**WHAT THIS TASK INVOLVES:** Repeat the whole of the data, keeping every detail the same.

____________

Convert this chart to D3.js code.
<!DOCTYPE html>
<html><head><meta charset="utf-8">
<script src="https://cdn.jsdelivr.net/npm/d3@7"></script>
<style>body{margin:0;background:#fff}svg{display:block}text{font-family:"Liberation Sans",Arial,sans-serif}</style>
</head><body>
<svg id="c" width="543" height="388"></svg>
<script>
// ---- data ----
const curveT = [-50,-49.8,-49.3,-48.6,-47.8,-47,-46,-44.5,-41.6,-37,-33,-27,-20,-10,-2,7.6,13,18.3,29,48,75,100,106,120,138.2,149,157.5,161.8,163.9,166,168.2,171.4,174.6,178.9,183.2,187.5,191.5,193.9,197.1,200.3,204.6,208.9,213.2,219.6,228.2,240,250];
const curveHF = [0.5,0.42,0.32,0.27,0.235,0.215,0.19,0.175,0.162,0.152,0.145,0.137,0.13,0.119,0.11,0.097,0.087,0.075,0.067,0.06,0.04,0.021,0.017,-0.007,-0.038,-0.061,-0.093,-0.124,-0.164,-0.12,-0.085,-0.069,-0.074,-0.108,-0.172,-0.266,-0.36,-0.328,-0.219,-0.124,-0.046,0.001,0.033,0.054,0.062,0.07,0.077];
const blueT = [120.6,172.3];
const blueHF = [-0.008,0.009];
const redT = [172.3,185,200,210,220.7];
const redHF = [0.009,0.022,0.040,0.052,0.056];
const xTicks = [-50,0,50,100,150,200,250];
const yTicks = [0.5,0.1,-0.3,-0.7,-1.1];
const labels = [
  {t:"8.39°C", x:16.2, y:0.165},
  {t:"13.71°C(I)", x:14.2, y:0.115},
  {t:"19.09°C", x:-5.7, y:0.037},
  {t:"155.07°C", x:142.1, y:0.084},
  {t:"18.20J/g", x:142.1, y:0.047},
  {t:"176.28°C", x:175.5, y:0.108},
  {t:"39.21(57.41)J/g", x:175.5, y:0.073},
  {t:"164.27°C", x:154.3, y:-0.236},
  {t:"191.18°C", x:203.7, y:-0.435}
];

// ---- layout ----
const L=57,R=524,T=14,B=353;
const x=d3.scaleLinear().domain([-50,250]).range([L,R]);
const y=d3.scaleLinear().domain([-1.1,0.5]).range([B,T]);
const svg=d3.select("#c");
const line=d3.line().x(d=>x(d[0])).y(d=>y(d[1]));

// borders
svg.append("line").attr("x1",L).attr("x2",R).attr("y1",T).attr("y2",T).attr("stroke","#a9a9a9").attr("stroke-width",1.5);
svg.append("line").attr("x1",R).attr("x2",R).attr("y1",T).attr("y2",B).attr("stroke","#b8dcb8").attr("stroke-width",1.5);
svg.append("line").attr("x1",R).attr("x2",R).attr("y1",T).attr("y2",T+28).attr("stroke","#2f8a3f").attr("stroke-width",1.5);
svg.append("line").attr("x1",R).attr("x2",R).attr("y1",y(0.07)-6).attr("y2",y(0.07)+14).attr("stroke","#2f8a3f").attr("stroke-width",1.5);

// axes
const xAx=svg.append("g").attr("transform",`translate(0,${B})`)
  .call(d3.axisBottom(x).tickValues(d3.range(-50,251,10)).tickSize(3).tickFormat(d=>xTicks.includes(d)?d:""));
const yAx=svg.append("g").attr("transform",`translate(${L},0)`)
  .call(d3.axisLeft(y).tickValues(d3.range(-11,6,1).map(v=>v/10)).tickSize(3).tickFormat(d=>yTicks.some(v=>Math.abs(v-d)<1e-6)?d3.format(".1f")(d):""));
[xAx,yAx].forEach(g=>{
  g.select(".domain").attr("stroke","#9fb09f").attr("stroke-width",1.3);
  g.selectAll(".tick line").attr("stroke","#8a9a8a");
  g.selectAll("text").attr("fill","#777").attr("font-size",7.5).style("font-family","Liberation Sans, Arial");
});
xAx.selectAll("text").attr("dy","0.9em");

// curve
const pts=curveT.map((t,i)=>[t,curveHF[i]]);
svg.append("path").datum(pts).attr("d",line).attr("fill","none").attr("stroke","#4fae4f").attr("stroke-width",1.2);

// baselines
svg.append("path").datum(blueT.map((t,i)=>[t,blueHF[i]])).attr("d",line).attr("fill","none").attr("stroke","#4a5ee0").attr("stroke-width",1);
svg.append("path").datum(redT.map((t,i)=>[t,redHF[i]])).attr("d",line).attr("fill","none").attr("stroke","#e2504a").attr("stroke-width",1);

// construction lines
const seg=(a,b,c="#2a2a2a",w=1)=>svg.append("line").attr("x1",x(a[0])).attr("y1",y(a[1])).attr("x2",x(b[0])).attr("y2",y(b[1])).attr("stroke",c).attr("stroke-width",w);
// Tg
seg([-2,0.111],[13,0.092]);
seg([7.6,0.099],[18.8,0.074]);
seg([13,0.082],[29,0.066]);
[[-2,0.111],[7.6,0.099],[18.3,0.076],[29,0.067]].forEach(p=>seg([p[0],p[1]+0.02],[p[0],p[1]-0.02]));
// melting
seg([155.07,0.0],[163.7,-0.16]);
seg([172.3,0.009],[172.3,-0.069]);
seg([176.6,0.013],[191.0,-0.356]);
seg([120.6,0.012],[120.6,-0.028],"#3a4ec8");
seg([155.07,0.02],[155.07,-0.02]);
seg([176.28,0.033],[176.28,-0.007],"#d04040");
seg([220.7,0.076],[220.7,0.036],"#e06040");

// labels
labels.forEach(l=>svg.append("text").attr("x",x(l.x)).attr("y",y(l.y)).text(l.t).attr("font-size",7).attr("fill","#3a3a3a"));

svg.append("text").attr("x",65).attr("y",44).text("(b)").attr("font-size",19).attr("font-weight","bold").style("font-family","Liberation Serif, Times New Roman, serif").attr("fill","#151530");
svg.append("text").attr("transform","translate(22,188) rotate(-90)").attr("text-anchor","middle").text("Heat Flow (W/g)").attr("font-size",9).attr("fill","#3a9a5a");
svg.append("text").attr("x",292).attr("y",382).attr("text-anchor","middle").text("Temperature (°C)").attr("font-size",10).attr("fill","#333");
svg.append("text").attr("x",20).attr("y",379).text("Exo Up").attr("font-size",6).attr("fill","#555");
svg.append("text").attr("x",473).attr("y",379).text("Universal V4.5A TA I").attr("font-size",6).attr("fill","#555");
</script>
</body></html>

____________

**SOLUTION FOR THIS PROBLEM:**
Convert this chart to D3.js code.
<!DOCTYPE html>
<html><head><meta charset="utf-8">
<script src="https://cdn.jsdelivr.net/npm/d3@7"></script>
<style>body{margin:0;background:#fff}svg{display:block}text{font-family:"Liberation Sans",Arial,sans-serif}</style>
</head><body>
<svg id="c" width="543" height="388"></svg>
<script>
// ---- data ----
const curveT = [-50,-49.8,-49.3,-48.6,-47.8,-47,-46,-44.5,-41.6,-37,-33,-27,-20,-10,-2,7.6,13,18.3,29,48,75,100,106,120,138.2,149,157.5,161.8,163.9,166,168.2,171.4,174.6,178.9,183.2,187.5,191.5,193.9,197.1,200.3,204.6,208.9,213.2,219.6,228.2,240,250];
const curveHF = [0.5,0.42,0.32,0.27,0.235,0.215,0.19,0.175,0.162,0.152,0.145,0.137,0.13,0.119,0.11,0.097,0.087,0.075,0.067,0.06,0.04,0.021,0.017,-0.007,-0.038,-0.061,-0.093,-0.124,-0.164,-0.12,-0.085,-0.069,-0.074,-0.108,-0.172,-0.266,-0.36,-0.328,-0.219,-0.124,-0.046,0.001,0.033,0.054,0.062,0.07,0.077];
const blueT = [120.6,172.3];
const blueHF = [-0.008,0.009];
const redT = [172.3,185,200,210,220.7];
const redHF = [0.009,0.022,0.040,0.052,0.056];
const xTicks = [-50,0,50,100,150,200,250];
const yTicks = [0.5,0.1,-0.3,-0.7,-1.1];
const labels = [
  {t:"8.39°C", x:16.2, y:0.165},
  {t:"13.71°C(I)", x:14.2, y:0.115},
  {t:"19.09°C", x:-5.7, y:0.037},
  {t:"155.07°C", x:142.1, y:0.084},
  {t:"18.20J/g", x:142.1, y:0.047},
  {t:"176.28°C", x:175.5, y:0.108},
  {t:"39.21(57.41)J/g", x:175.5, y:0.073},
  {t:"164.27°C", x:154.3, y:-0.236},
  {t:"191.18°C", x:203.7, y:-0.435}
];

// ---- layout ----
const L=57,R=524,T=14,B=353;
const x=d3.scaleLinear().domain([-50,250]).range([L,R]);
const y=d3.scaleLinear().domain([-1.1,0.5]).range([B,T]);
const svg=d3.select("#c");
const line=d3.line().x(d=>x(d[0])).y(d=>y(d[1]));

// borders
svg.append("line").attr("x1",L).attr("x2",R).attr("y1",T).attr("y2",T).attr("stroke","#a9a9a9").attr("stroke-width",1.5);
svg.append("line").attr("x1",R).attr("x2",R).attr("y1",T).attr("y2",B).attr("stroke","#b8dcb8").attr("stroke-width",1.5);
svg.append("line").attr("x1",R).attr("x2",R).attr("y1",T).attr("y2",T+28).attr("stroke","#2f8a3f").attr("stroke-width",1.5);
svg.append("line").attr("x1",R).attr("x2",R).attr("y1",y(0.07)-6).attr("y2",y(0.07)+14).attr("stroke","#2f8a3f").attr("stroke-width",1.5);

// axes
const xAx=svg.append("g").attr("transform",`translate(0,${B})`)
  .call(d3.axisBottom(x).tickValues(d3.range(-50,251,10)).tickSize(3).tickFormat(d=>xTicks.includes(d)?d:""));
const yAx=svg.append("g").attr("transform",`translate(${L},0)`)
  .call(d3.axisLeft(y).tickValues(d3.range(-11,6,1).map(v=>v/10)).tickSize(3).tickFormat(d=>yTicks.some(v=>Math.abs(v-d)<1e-6)?d3.format(".1f")(d):""));
[xAx,yAx].forEach(g=>{
  g.select(".domain").attr("stroke","#9fb09f").attr("stroke-width",1.3);
  g.selectAll(".tick line").attr("stroke","#8a9a8a");
  g.selectAll("text").attr("fill","#777").attr("font-size",7.5).style("font-family","Liberation Sans, Arial");
});
xAx.selectAll("text").attr("dy","0.9em");

// curve
const pts=curveT.map((t,i)=>[t,curveHF[i]]);
svg.append("path").datum(pts).attr("d",line).attr("fill","none").attr("stroke","#4fae4f").attr("stroke-width",1.2);

// baselines
svg.append("path").datum(blueT.map((t,i)=>[t,blueHF[i]])).attr("d",line).attr("fill","none").attr("stroke","#4a5ee0").attr("stroke-width",1);
svg.append("path").datum(redT.map((t,i)=>[t,redHF[i]])).attr("d",line).attr("fill","none").attr("stroke","#e2504a").attr("stroke-width",1);

// construction lines
const seg=(a,b,c="#2a2a2a",w=1)=>svg.append("line").attr("x1",x(a[0])).attr("y1",y(a[1])).attr("x2",x(b[0])).attr("y2",y(b[1])).attr("stroke",c).attr("stroke-width",w);
// Tg
seg([-2,0.111],[13,0.092]);
seg([7.6,0.099],[18.8,0.074]);
seg([13,0.082],[29,0.066]);
[[-2,0.111],[7.6,0.099],[18.3,0.076],[29,0.067]].forEach(p=>seg([p[0],p[1]+0.02],[p[0],p[1]-0.02]));
// melting
seg([155.07,0.0],[163.7,-0.16]);
seg([172.3,0.009],[172.3,-0.069]);
seg([176.6,0.013],[191.0,-0.356]);
seg([120.6,0.012],[120.6,-0.028],"#3a4ec8");
seg([155.07,0.02],[155.07,-0.02]);
seg([176.28,0.033],[176.28,-0.007],"#d04040");
seg([220.7,0.076],[220.7,0.036],"#e06040");

// labels
labels.forEach(l=>svg.append("text").attr("x",x(l.x)).attr("y",y(l.y)).text(l.t).attr("font-size",7).attr("fill","#3a3a3a"));

svg.append("text").attr("x",65).attr("y",44).text("(b)").attr("font-size",19).attr("font-weight","bold").style("font-family","Liberation Serif, Times New Roman, serif").attr("fill","#151530");
svg.append("text").attr("transform","translate(22,188) rotate(-90)").attr("text-anchor","middle").text("Heat Flow (W/g)").attr("font-size",9).attr("fill","#3a9a5a");
svg.append("text").attr("x",292).attr("y",382).attr("text-anchor","middle").text("Temperature (°C)").attr("font-size",10).attr("fill","#333");
svg.append("text").attr("x",20).attr("y",379).text("Exo Up").attr("font-size",6).attr("fill","#555");
svg.append("text").attr("x",473).attr("y",379).text("Universal V4.5A TA I").attr("font-size",6).attr("fill","#555");
</script>
</body></html>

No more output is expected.